◆ **PROMPT**
Return the material below in full and exactly.

◆ **INFORMATION PROVIDED**
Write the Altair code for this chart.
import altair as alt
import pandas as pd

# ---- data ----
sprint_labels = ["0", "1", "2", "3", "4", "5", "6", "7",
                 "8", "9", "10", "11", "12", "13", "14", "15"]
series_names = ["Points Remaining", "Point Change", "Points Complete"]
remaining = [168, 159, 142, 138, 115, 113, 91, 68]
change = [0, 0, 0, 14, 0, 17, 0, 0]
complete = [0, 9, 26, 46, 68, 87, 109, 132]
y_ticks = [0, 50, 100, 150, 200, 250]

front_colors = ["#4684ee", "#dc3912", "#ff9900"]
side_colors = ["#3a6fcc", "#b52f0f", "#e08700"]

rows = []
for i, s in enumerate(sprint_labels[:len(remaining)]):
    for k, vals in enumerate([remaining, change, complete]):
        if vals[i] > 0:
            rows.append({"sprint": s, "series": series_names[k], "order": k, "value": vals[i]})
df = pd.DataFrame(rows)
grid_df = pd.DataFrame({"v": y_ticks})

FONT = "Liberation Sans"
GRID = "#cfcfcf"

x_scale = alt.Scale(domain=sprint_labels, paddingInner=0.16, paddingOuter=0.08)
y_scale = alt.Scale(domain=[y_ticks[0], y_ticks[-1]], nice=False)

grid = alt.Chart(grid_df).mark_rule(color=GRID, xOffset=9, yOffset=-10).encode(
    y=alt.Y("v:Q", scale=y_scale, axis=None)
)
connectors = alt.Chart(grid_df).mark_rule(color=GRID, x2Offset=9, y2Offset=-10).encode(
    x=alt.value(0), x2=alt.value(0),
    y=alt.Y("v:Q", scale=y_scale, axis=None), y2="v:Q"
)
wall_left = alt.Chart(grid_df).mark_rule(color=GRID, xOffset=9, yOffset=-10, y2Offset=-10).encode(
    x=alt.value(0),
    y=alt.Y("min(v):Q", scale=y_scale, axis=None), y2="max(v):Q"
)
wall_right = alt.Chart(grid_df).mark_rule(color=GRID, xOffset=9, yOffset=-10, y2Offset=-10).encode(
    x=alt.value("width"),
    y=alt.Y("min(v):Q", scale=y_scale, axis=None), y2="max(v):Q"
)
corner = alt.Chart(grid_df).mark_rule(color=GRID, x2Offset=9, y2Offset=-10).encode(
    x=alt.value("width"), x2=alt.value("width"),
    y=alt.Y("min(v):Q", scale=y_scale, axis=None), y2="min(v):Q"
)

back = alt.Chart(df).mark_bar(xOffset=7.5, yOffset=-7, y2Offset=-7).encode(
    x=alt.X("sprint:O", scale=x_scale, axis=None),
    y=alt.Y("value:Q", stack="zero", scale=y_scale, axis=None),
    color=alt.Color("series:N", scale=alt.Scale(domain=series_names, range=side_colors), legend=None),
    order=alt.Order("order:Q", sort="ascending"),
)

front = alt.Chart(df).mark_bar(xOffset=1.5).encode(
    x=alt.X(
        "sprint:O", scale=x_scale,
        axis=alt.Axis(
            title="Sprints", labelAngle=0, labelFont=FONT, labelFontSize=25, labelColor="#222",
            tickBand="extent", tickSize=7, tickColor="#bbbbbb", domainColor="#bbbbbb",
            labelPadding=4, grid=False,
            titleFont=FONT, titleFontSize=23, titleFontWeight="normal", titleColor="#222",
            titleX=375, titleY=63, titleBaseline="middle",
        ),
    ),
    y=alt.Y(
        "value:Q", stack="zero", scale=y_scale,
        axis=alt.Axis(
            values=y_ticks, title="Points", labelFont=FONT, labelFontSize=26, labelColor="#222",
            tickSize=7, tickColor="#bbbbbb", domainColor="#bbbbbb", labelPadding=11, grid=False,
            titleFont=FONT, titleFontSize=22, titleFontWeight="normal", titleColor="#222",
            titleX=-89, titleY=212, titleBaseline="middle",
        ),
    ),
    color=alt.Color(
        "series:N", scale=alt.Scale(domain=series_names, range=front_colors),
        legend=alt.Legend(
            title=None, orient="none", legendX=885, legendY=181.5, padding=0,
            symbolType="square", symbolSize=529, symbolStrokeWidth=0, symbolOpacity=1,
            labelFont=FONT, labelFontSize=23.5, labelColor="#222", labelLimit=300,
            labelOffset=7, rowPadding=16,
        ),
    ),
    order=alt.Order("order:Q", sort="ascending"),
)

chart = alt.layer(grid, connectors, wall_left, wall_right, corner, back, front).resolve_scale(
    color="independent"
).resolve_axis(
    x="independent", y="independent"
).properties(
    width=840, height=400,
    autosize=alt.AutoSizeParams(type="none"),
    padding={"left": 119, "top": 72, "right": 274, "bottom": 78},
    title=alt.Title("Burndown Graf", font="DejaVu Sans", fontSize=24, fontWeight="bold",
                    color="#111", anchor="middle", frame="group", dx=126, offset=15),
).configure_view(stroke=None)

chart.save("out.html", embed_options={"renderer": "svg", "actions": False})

◆ **FINAL ANSWER**
Write the Altair code for this chart.
import altair as alt
import pandas as pd

# ---- data ----
sprint_labels = ["0", "1", "2", "3", "4", "5", "6", "7",
                 "8", "9", "10", "11", "12", "13", "14", "15"]
series_names = ["Points Remaining", "Point Change", "Points Complete"]
remaining = [168, 159, 142, 138, 115, 113, 91, 68]
change = [0, 0, 0, 14, 0, 17, 0, 0]
complete = [0, 9, 26, 46, 68, 87, 109, 132]
y_ticks = [0, 50, 100, 150, 200, 250]

front_colors = ["#4684ee", "#dc3912", "#ff9900"]
side_colors = ["#3a6fcc", "#b52f0f", "#e08700"]

rows = []
for i, s in enumerate(sprint_labels[:len(remaining)]):
    for k, vals in enumerate([remaining, change, complete]):
        if vals[i] > 0:
            rows.append({"sprint": s, "series": series_names[k], "order": k, "value": vals[i]})
df = pd.DataFrame(rows)
grid_df = pd.DataFrame({"v": y_ticks})

FONT = "Liberation Sans"
GRID = "#cfcfcf"

x_scale = alt.Scale(domain=sprint_labels, paddingInner=0.16, paddingOuter=0.08)
y_scale = alt.Scale(domain=[y_ticks[0], y_ticks[-1]], nice=False)

grid = alt.Chart(grid_df).mark_rule(color=GRID, xOffset=9, yOffset=-10).encode(
    y=alt.Y("v:Q", scale=y_scale, axis=None)
)
connectors = alt.Chart(grid_df).mark_rule(color=GRID, x2Offset=9, y2Offset=-10).encode(
    x=alt.value(0), x2=alt.value(0),
    y=alt.Y("v:Q", scale=y_scale, axis=None), y2="v:Q"
)
wall_left = alt.Chart(grid_df).mark_rule(color=GRID, xOffset=9, yOffset=-10, y2Offset=-10).encode(
    x=alt.value(0),
    y=alt.Y("min(v):Q", scale=y_scale, axis=None), y2="max(v):Q"
)
wall_right = alt.Chart(grid_df).mark_rule(color=GRID, xOffset=9, yOffset=-10, y2Offset=-10).encode(
    x=alt.value("width"),
    y=alt.Y("min(v):Q", scale=y_scale, axis=None), y2="max(v):Q"
)
corner = alt.Chart(grid_df).mark_rule(color=GRID, x2Offset=9, y2Offset=-10).encode(
    x=alt.value("width"), x2=alt.value("width"),
    y=alt.Y("min(v):Q", scale=y_scale, axis=None), y2="min(v):Q"
)

back = alt.Chart(df).mark_bar(xOffset=7.5, yOffset=-7, y2Offset=-7).encode(
    x=alt.X("sprint:O", scale=x_scale, axis=None),
    y=alt.Y("value:Q", stack="zero", scale=y_scale, axis=None),
    color=alt.Color("series:N", scale=alt.Scale(domain=series_names, range=side_colors), legend=None),
    order=alt.Order("order:Q", sort="ascending"),
)

front = alt.Chart(df).mark_bar(xOffset=1.5).encode(
    x=alt.X(
        "sprint:O", scale=x_scale,
        axis=alt.Axis(
            title="Sprints", labelAngle=0, labelFont=FONT, labelFontSize=25, labelColor="#222",
            tickBand="extent", tickSize=7, tickColor="#bbbbbb", domainColor="#bbbbbb",
            labelPadding=4, grid=False,
            titleFont=FONT, titleFontSize=23, titleFontWeight="normal", titleColor="#222",
            titleX=375, titleY=63, titleBaseline="middle",
        ),
    ),
    y=alt.Y(
        "value:Q", stack="zero", scale=y_scale,
        axis=alt.Axis(
            values=y_ticks, title="Points", labelFont=FONT, labelFontSize=26, labelColor="#222",
            tickSize=7, tickColor="#bbbbbb", domainColor="#bbbbbb", labelPadding=11, grid=False,
            titleFont=FONT, titleFontSize=22, titleFontWeight="normal", titleColor="#222",
            titleX=-89, titleY=212, titleBaseline="middle",
        ),
    ),
    color=alt.Color(
        "series:N", scale=alt.Scale(domain=series_names, range=front_colors),
        legend=alt.Legend(
            title=None, orient="none", legendX=885, legendY=181.5, padding=0,
            symbolType="square", symbolSize=529, symbolStrokeWidth=0, symbolOpacity=1,
            labelFont=FONT, labelFontSize=23.5, labelColor="#222", labelLimit=300,
            labelOffset=7, rowPadding=16,
        ),
    ),
    order=alt.Order("order:Q", sort="ascending"),
)

chart = alt.layer(grid, connectors, wall_left, wall_right, corner, back, front).resolve_scale(
    color="independent"
).resolve_axis(
    x="independent", y="independent"
).properties(
    width=840, height=400,
    autosize=alt.AutoSizeParams(type="none"),
    padding={"left": 119, "top": 72, "right": 274, "bottom": 78},
    title=alt.Title("Burndown Graf", font="DejaVu Sans", fontSize=24, fontWeight="bold",
                    color="#111", anchor="middle", frame="group", dx=126, offset=15),
).configure_view(stroke=None)

chart.save("out.html", embed_options={"renderer": "svg", "actions": False})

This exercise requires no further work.